What? A Hiatus? So soon?

Not really. This week is a bit messed up, but there will always e something. As for entertainment today, well: my mistake is your boon! I had intended to release the Little Delineators in two batches of four, instead of dribs & drabs. So:

Three More Issues, starting here. It will conclude tomorrow, and a less anticipated event I can't imagine. I don't always put up stuff because it interests me; I put it up because it might interest someone else.

No sports, though. The line has to be drawn.

I also forgot to point you to the 1937 Housewife's Almanac, pieces from which will go up at the start of every month. The calendar matches 2016.

If you are interested in my new podcast, The Ramble, it's here.

 

     Here's something I wrote last week and forgot about and will now dump in. It's my 2015 Vow: play more games. Not a resolution, but a vow. I need the aching shoulders and twingy wrist-muscles and lower back pain that comes from a good, tense game. It's so relaxing! Actually, no, it's not, but nothing takes me out of everything like a good game, and for a while I've been looking at "Alien: Isolation." I don't play consoles because I can't aim or figure out the buttons. I mean, I could; I played Halo on Xbox all the way though and did fine, but recent experience with some 3rd person games was frustrating. I am controlling this guy. He is walking into walls. He is walking into walls and his feet are still moving. I don't find this "immersive" at all. It's like going to a Western movie and watching the hero spend five minutes trying to get on a horse by throwing himself towards the horse and hitting his head on the saddle. One of these games had a driving component, and again, it took me a while to master it; took out streetlights and fire hydrants and pedestrians, and even though I drove up and down and around the streets it had no effect on the plot.

     Give me a big screen close to my face and let me W A S D (spacebar) (shift to run) and I'm home.

     Plus, it has to work on my Mac, which means it was last year's game. This limits the selection. But I got a gift card for the Apple store, and snapped up "Alien: Isolation" because it wasn't a typical run-and-gun FPS. Played it for two hours in the dark, and you know a game has its hooks in you when you're sneaking behind a barricade to avoid the enemies who are Talking Loudly about how they think there's someone sneaking around out there, and you hit a button to move and accidentally turn on your flashlight. I winced and froze.

     "What was that? I thought I heard something. Should we investigate?"

     "Nah, this is the lower difficulty setting."

I was assisted by Axel, who is a lower-class-accent Brit. We are trying to get off the station. He did not make a good first impression, holding a gun to my head, but he knows his way around the station, seems resourceful, and is unaware that his voice acting and dialogue is mediocre. It is a common malady in this environment, though. The game looks incredible: it captures the late-70s sci-fi world of "Alien" completely, with chunky CRTs and clacky keyboards and green-on-black computer interfaces. Screenshots don't do it justice; when there's steam, you move through it. You're not admiring the reflected lighting that streams from the nearby planet through half-closed shutters. You're either looking at the ground to find some cast-off item to add to your stores or running in panic.

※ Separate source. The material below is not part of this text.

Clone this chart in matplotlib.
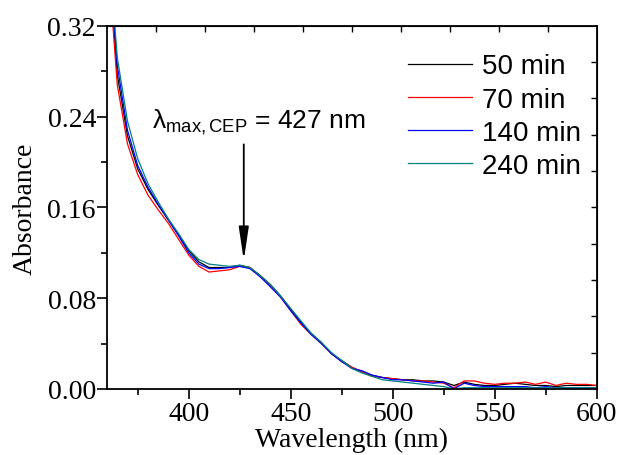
import numpy as np
import matplotlib
matplotlib.use('Agg')
from matplotlib import pyplot as plt

# wavelength grid (nm) and absorbance
wl = list(range(360, 601, 5))

a_50 = [0.400, 0.277, 0.223, 0.194, 0.176, 0.162, 0.149, 0.136, 0.122, 0.112,
        0.107, 0.107, 0.107, 0.109, 0.107, 0.100, 0.092, 0.082, 0.070, 0.059,
        0.049, 0.041, 0.031, 0.025, 0.019, 0.015, 0.012, 0.010, 0.009, 0.008,
        0.008, 0.007, 0.007, 0.006, 0.003, 0.006, 0.004, 0.003, 0.003, 0.004,
        0.005, 0.004, 0.003, 0.003, 0.002, 0.003, 0.003, 0.003, 0.003]
a_70 = [0.390, 0.268, 0.216, 0.189, 0.171, 0.158, 0.146, 0.132, 0.118, 0.108,
        0.103, 0.104, 0.105, 0.108, 0.107, 0.099, 0.091, 0.081, 0.069, 0.057,
        0.048, 0.040, 0.031, 0.024, 0.019, 0.015, 0.011, 0.010, 0.009, 0.008,
        0.007, 0.007, 0.006, 0.005, 0.001, 0.007, 0.007, 0.005, 0.004, 0.005,
        0.005, 0.006, 0.004, 0.006, 0.003, 0.005, 0.004, 0.004, 0.003]
a_140 = [0.405, 0.285, 0.228, 0.197, 0.178, 0.163, 0.149, 0.135, 0.120, 0.110,
         0.106, 0.106, 0.107, 0.108, 0.106, 0.099, 0.090, 0.081, 0.069, 0.058,
         0.048, 0.040, 0.031, 0.024, 0.018, 0.016, 0.012, 0.010, 0.008, 0.008,
         0.007, 0.006, 0.005, 0.006, 0.000, 0.005, 0.003, 0.002, 0.002, 0.002,
         0.002, 0.002, 0.001, 0.002, 0.001, 0.001, 0.001, 0.001, 0.001]
a_240 = [0.410, 0.292, 0.236, 0.203, 0.181, 0.165, 0.150, 0.137, 0.123, 0.114,
         0.110, 0.109, 0.108, 0.109, 0.107, 0.100, 0.092, 0.082, 0.071, 0.060,
         0.049, 0.041, 0.032, 0.025, 0.018, 0.014, 0.011, 0.008, 0.007, 0.006,
         0.005, 0.004, 0.003, 0.002, 0.000, 0.001, 0.001, 0.001, 0.001, 0.001,
         0.001, 0.001, 0.001, 0.001, 0.001, 0.001, 0.001, 0.001, 0.001]

labels = ['50 min', '70 min', '140 min', '240 min']
colors = ['black', '#ff0000', '#0000ff', '#008080']

plt.rcParams['mathtext.fontset'] = 'custom'
plt.rcParams['mathtext.rm'] = 'Liberation Sans'
plt.rcParams['mathtext.it'] = 'Liberation Sans:italic'

fig = plt.figure(figsize=(6.19, 4.56), dpi=100)
ax = fig.add_axes([0.173, 0.145, 0.791, 0.796])

for y, lab, c in zip([a_50, a_70, a_140, a_240], labels, colors):
    ax.plot(wl, y, color=c, lw=0.9, label=lab)

ax.set_xlim(360, 600)
ax.set_ylim(0, 0.32)
ax.set_xticks([400, 450, 500, 550, 600])
ax.set_xticks([375, 425, 475, 525, 575], minor=True)
ax.set_yticks([0, 0.08, 0.16, 0.24, 0.32])
ax.set_yticks([0.04, 0.12, 0.20, 0.28], minor=True)
ax.set_yticklabels(['0.00', '0.08', '0.16', '0.24', '0.32'])
ax.tick_params(which='major', direction='out', length=7, width=1.2,
               labelsize=20, pad=1)
ax.tick_params(which='minor', direction='out', length=4, width=1.2)
ax.tick_params(axis='x', which='major', pad=2)
for lbl in ax.get_xticklabels() + ax.get_yticklabels():
    lbl.set_fontfamily('Liberation Serif')
for s in ax.spines.values():
    s.set_linewidth(1.3)

# top / right axes with 10 divisions, ticks inward, no labels
top = ax.secondary_xaxis('top')
top.set_xticks([360 + 24 * k for k in range(1, 10)])
top.tick_params(direction='in', length=4, width=1.0, labeltop=False)
right = ax.secondary_yaxis('right')
right.set_yticks([0.032 * k for k in range(1, 10)])
right.tick_params(direction='in', length=4, width=1.0, labelright=False)

ax.set_xlabel('Wavelength (nm)', fontsize=20, family='Liberation Serif', labelpad=0)
ax.set_ylabel('Absorbance', fontsize=20, family='Liberation Serif', labelpad=7)

ax.text(382, 0.231, r'$\mathrm{\lambda}_{\mathrm{max,CEP}}$ = 427 nm',
        fontsize=19, family='Liberation Sans', ha='left', va='baseline')
ax.annotate('', xy=(427, 0.111), xytext=(427, 0.218),
            arrowprops=dict(arrowstyle='-|>,head_width=0.3,head_length=2.0',
                            color='black', lw=1.3))

ax.legend(loc='upper right', bbox_to_anchor=(0.99, 0.955), frameon=False,
          prop={'family': 'Liberation Sans', 'size': 20},
          handlelength=2.3, handletextpad=0.35, labelspacing=0.26,
          borderaxespad=0)

fig.savefig('out.png', dpi=100)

     In one incident, I was running to save Axel. This was interesting. Shortly after meeting him - he surprises you, puts a gun to your head, and says "Well there, well there, well there, looks like we're in a scripted cut-scene you can't influence." When it was done and we had teamed up I made up my mind to knock him senseless with my heavy metal implement at the earliest sensible opportunity. I understood his caution, masked as defensive offensiveness. He was just poorly written.

     I don't know if I'll finish it - the game seems intent on claiming a lot of my time, and I was initially annoyed by finding myself unable to get into some rooms because I lacked an Ion Torch. The only way to proceed was to travel to areas of the station that seem very far away, making me wonder if I'll ever get back, and making me wonder if I should have found the Ion Torch. Now: game logic suggests that if there are no ways to proceed beyond the ones provided - in this case, the inevitable ventilation shafts - then I will return, with an Ion Torch. But it bothers me.

     The advertisements are hit and miss. For example:

No. The one concession to the 70s look is the lower font, which is Blippo. The logo is bad 80s.

It's not hard to get old right. It's not easy, but you get them or you don't, and the problem is people who don't get them and don't know they don't.

Anyway, over and out; see you tomorrow.